Most of my close friends, and indeed some of my not-so-close acquaintances, will, at some point, have been a victim of my Joanne Harris campaign. In previous posts I’ve touched upon my tendency as a reader to demolish entire back catalogues of writers whose work I enjoy, and Joanne Harris is certainly no objection to the rule.
I still remember where I was when I first bought perhaps Harris’s most acclaimed novel. Having been given some HMV vouchers for Christmas, I made my way to the far right corner of the store where they stocked a small selection of books. Enticed by the front cover – this particular one bore a picture of Johnny Depp – there was also a quote from the Literary Review underneath the blurb: ‘Is this the best book ever written?’ it asked; and so I made a hasty purchase.
Chocolat is set in a fictional French village in Southern France, which immediately lends and atmospheric and evocative air to the book. It tells the story of Vianne Rocher and her six-year-old daughter Anouk, who, upon arriving in Lansquenet-sous-Tannes set up a Chocolaterie. It being the beginning of Lent, such is greeted with heavy disapproval by the local priest, who sees it as a provocative move.
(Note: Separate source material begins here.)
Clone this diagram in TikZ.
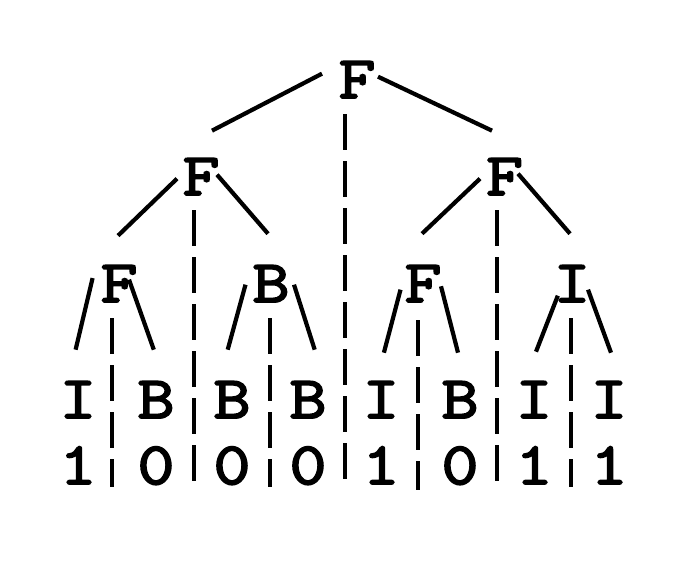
\documentclass[tikz,border=0pt]{standalone}
\usepackage{fontspec}
\usetikzlibrary{calc}
\newfontfamily\treefont[FakeBold=3,FakeStretch=1.2]{Latin Modern Mono}
\begin{document}
\begin{tikzpicture}[x=1pt,y=-1pt,
  sym/.style={anchor=base,inner sep=0pt,font=\treefont\fontsize{60}{60}\selectfont},
  edge/.style={line width=4.2pt},
  sep/.style={line width=3.1pt,dash pattern=on 36pt off 11pt}]
\useasboundingbox[fill=white] (0,0) rectangle (684,574);

% tree symbols (placed by centre x and baseline y)
\node[sym] (r)  at (357,98)  {F};
\node[sym] (a)  at (201,195) {F};
\node[sym] (b)  at (504.5,195) {F};
\node[sym] (aa) at (119,302) {F};
\node[sym] (ab) at (271,302) {B};
\node[sym] (ba) at (423,302) {F};
\node[sym] (bb) at (572,302) {I};
\node[sym] (l1) at (78,418)  {I};
\node[sym] (l2) at (156,418) {B};
\node[sym] (l3) at (232,418) {B};
\node[sym] (l4) at (308,418) {B};
\node[sym] (l5) at (381,418) {I};
\node[sym] (l6) at (460,418) {B};
\node[sym] (l7) at (534,418) {I};
\node[sym] (l8) at (609,418) {I};
\node[sym] (n1) at (78,484)  {1};
\node[sym] (n2) at (156,484) {0};
\node[sym] (n3) at (232,484) {0};
\node[sym] (n4) at (308,484) {0};
\node[sym] (n5) at (381,484) {1};
\node[sym] (n6) at (460,484) {0};
\node[sym] (n7) at (534,484) {1};
\node[sym] (n8) at (609,484) {1};

% branches
\draw[edge] ($(r)+(-35,-6)$) -- ($(a)+(11,-46)$);
\draw[edge] ($(r)+(21,-3)$) -- ($(b)+(-12.5,-46)$);
\draw[edge] ($(a)+(-24,2)$) -- ($(aa)+(-1,-48)$);
\draw[edge] ($(a)+(16,-2)$) -- ($(ab)+(-3,-50)$);
\draw[edge] ($(b)+(-24.5,2)$) -- ($(ba)+(-1,-50)$);
\draw[edge] ($(b)+(13.5,-3)$) -- ($(bb)+(-2,-50)$);
\draw[edge] ($(aa)+(-26.4,-5.6)$) -- ($(l1)+(-2.4,-50)$);
\draw[edge] ($(aa)+(10,-4)$) -- ($(l2)+(-2.2,-50)$);
\draw[edge] ($(ab)+(-25.5,1)$) -- ($(l3)+(-4.3,-50)$);
\draw[edge] ($(ab)+(23,1)$) -- ($(l4)+(6.7,-50)$);
\draw[edge] ($(ba)+(-22.5,6)$) -- ($(l5)+(2.9,-47)$);
\draw[edge] ($(ba)+(18,2.6)$) -- ($(l6)+(-2,-47)$);
\draw[edge] ($(bb)+(-14.2,12)$) -- ($(l7)+(2,-48)$);
\draw[edge] ($(bb)+(16,6)$) -- ($(l8)+(2,-47)$);

% dashed separators
\coordinate (s0t) at (345,114); \coordinate (s0b) at (345,487);
\coordinate (s1t) at (194,210); \coordinate (s1b) at (194,487);
\coordinate (s2t) at (497,210); \coordinate (s2b) at (497,487);
\coordinate (s3t) at (112,318); \coordinate (s3b) at (112,487);
\coordinate (s4t) at (270,318); \coordinate (s4b) at (270,487);
\coordinate (s5t) at (418,320); \coordinate (s5b) at (418,490);
\coordinate (s6t) at (571,318); \coordinate (s6b) at (571,487);
\foreach \i in {0,...,6} \draw[sep] (s\i t) -- (s\i b);
\end{tikzpicture}
\end{document}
While initially much of the village treated Vianne with a level of polite hostility, she soon wins them round with her winning combination of charm and decadent delights.
A simply delicious tale, Chocolat appeals to all the senses as Harris’s descriptive style of writing brings alive an insular French village from a bygone era. Fusing romance, religion, temptation and sin, this magical novel is beautifully written and truly deserves its accolade as one of the best books ever written.